Crime of Desecration at St. Augustine
Dear Editor: I read with a saddened heart about the vandalism which occurred at St. Augustine Church (“Sacrilegious Act,” June 4).
This was my family’s home parish for many years before they moved to Flatbush in 1926. The home they bought was in St. Thomas Aquinas Parish, but in 1927 Our Lady Help of Christians Parish was created. Father Henry Churchill was the pastor.
My father, William Hallahan, Jr. was in the first graduating class from the high school. Also, my grandmother, Julia Larkin Hallahan, was one of the ladies who donated their jewelry which became part of the altar. So sad.
Michael P. Hallahan
Proceed with Caution
Dear Editor: In our righteous enthusiasm at the reversal of Roe v Wade, we Catholics may live to regret the surrender of our moral teaching authority to the arm of the secular state that styles itself the “justice system.”
As our immigrant forefathers well knew, the anti-Catholic laws fueled by public opinion persisted for more than a century after the ratification of our now-sacrosanct Constitution.
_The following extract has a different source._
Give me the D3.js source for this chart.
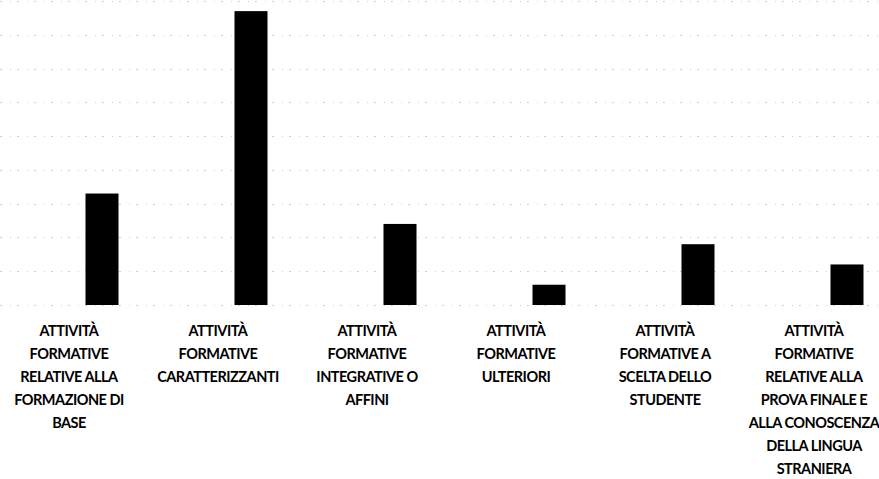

Has anyone considered that the mechanism that led to this latest “precedent” can as easily be applied against our beliefs just as it now has in their favor?
Public opinion is historically fickle. Are we unaware, for example, of the ongoing campaign, both from the left and the right, to forfeit our tax-free status?
I recall my grandfather’s cautionary adage: “You take the King’s shilling, you do the King’s bidding.”
Perhaps we should have rested on our moral authority, instead of shackling it to a secular legal one.
Edward R. Dorney
The Holy Eucharist
Dear Editor: I am totally shocked and also sad after reading that nearly two-thirds of Catholics do not believe that Jesus is present in the Eucharist after the consecration of the bread and wine during Mass.
I guess these Catholics were never taught about the meaning of the word transubstantiation. A very sad fact indeed. It is the most important foundation of our faith as true Catholics and this belief is exactly what sets us apart from all other religions.
God bless Father Carlos Velasquez and Bishop Robert Brennan for their important efforts to organize a committee for Eucharistic revival.
I remember processing around St. Brigid’s Church on the feast of Corpus Christi, while the priest held the monstrance containing the holy Eucharist. I remember thinking “Jesus is walking around our church and even outside.”
What a feeling of complete joy!
Father Troike Leadership Program
Dear Editor: Thank you to The Tablet for the excellent article on the Father Troike Leadership Program (“School Summer Program Returns to Cathedral Prep With New Look,” June 25).
Father Troike (who was my Old Testament teacher, spiritual director, and math tutor) is singing in the heavens with delight at the efforts of Father Kuroly to keep the program current by finding areas of a young man’s interest to tap into so as to elevate that young man into a Christian leader.
Father Troike had a unique ability to seek out a young man and call him into greatness. These were young men from Catholic schools in Queens that he met who perhaps were not seen as potential Christian leaders and future priests by others but were by Father Ed Troike.
Father Ed led by example in his living and his dying. What is happening at Cathedral Prep this summer is exactly what he was pioneering when I first entered those hallowed halls in 1970.
Were it not for the leadership example of men of greatness like Father Ed Troike (and the great Priest faculty at the Prep) I wouldn’t be a priest today.
Ad Multos Annos for the program and to those who led it.
Rt. Rev. Kevin Francis Donlon
Anglican Diocese of Zanzibar
The Closure of St. Lucy-St. Patrick
Dear Editor: Growing up in both parishes, I have fantastic memories of the people there (“St. Lucy-St. Patrick Shuttered Due to Changing Demographics, Costly Repairs,” page 28).
Hard-working people with a deep commitment to their families and faith. Most of them came from Europe with a dream in their heart of a new life. They brought with them their skills and resolve and most of all their faith.
They were served by giants of men. In St. Lucy the pastor was Msgr. Dante Del Fiorentino, a true and elegant man with great humility. In St. Patrick, it was Father Edwin Stedman and then Msgr. William J. Rodgers.
Change is inevitable as time moves on. The only thing to say is ‘well done.’